Le BICE est également intervenu sur le sujet au Conseil des droits de l’homme. Via des communications orales et écrites. Via aussi des actions de plaidoyer auprès des détenteurs de mandats des procédures spéciales, des États et des services pertinents du haut-commissariat des Nations unies aux Droits de l’homme. La participation des représentants de DDE-CI à des événements à Genève a renforcé ce plaidoyer international. Le BICE a aussi travaillé avec l’ancien expert indépendant de l’ONU sur la situation des droits de l’homme en Côte d’Ivoire. Ce dernier a visité le COM, relayé dans ses rapports les préoccupations et recommandations du BICE. Ces inquiétudes relayées deviennent ainsi des préoccupations portées par la communauté internationale.
Enfin, le BICE travaille avec les coalitions et plateformes internationales. Il fait partie notamment des ONG qui ont piloté l’Étude mondiale de l’ONU sur la privation de liberté des enfants. Le BICE a d’ailleurs procédé au lancement national de l’étude le 20 novembre 2019 à l’université Felix Houphouët-Boigny d’Abidjan.
Par ailleurs, le BICE a rassemblé toutes les recommandations formulées à la Côte d’Ivoire en 2019 par l’EPU, le Comité des droits de l’enfant et le Comité pour l’élimination de la discrimination à l’égard des femmes (CEDAW). Cette compilation est un outil d’information, de formation et de plaidoyer pour les acteurs étatiques et non étatiques ivoiriens.
Maintenant que plusieurs lois ont été votées, quelles vont être les actions menées par le BICE et son partenaire ?
Y.A. : Le BICE veille à l’adoption des mesures d’application de ces nouvelles normes. Il reste mobiliser pour la mise en œuvre de ces réformes législatives. Ce travail a déjà commencé, d’ailleurs. Avec la formation organisée à Abidjan en novembre 2019. Et lors de la communication écrite A/HRC/43/NGO/48 soumise au Conseil des droits de l’homme en mars 2020. Cette communication lance des pistes d’actions. Elle propose des éléments pouvant constituer le dispositif de la liberté surveillée, de la transaction, des travaux d’intérêt général et autres.
Grâce à sa longue expérience de terrain, DDE-CI pourrait également formuler des propositions concrètes pour la mise en œuvre des loi adoptées. Il n’est par ailleurs pas exclu que le BICE, DDE-CI et d’autres associations intéressées élaborent des projets de circulaires pour éclairer les acteurs politiques.
Ce plaidoyer était-il accompagné sur le terrain d’actions en direction des enfants en conflit avec la loi ?
Y.A. : La force du BICE réside dans l’action de terrain combinée avec le plaidoyer national et international. Les stratégies et actions de plaidoyer s’appuient sur l’expérience de terrain acquise dans la mise en œuvre des activités afin de coller au mieux à la réalité.
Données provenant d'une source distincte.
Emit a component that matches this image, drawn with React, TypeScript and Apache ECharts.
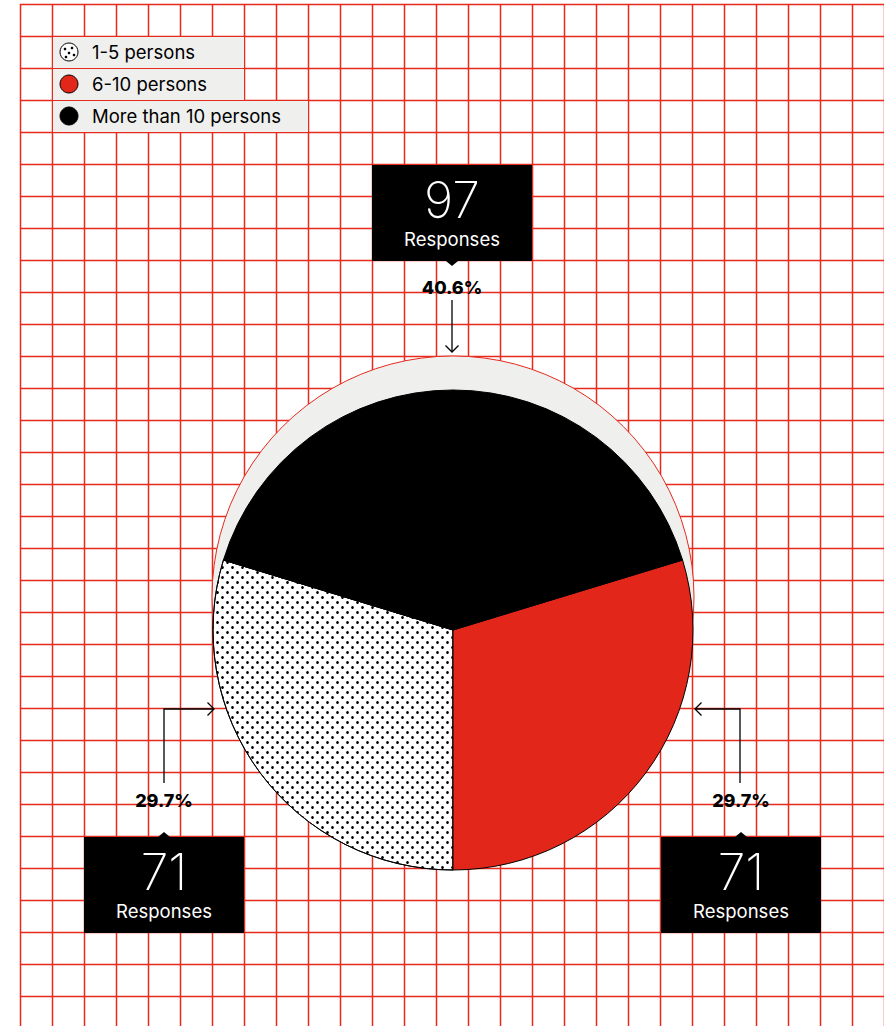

Agir sur les deux niveaux offre crédibilité, pertinence et efficacité aux actions entreprises. Cela permet de faire des propositions ciblées basées sur une approche participative des personnes concernées. L’appui technique du BICE à DDE-CI est donc permanent. Que ce soit dans la mise en œuvre des activités ; les messages de plaidoyer à porter auprès des autorités ; le partenariat avec les associations, notamment au niveau du Groupe COM ; l’élaboration des rapports alternatifs et de suivi…
* L’Examen périodique universel (EPU) consiste à passer en revue les réalisations de l’ensemble des États membres de l’ONU dans le domaine des droits de l’homme. Ce processus est mené par les États, sous l’égide du Conseil des droits de l’homme.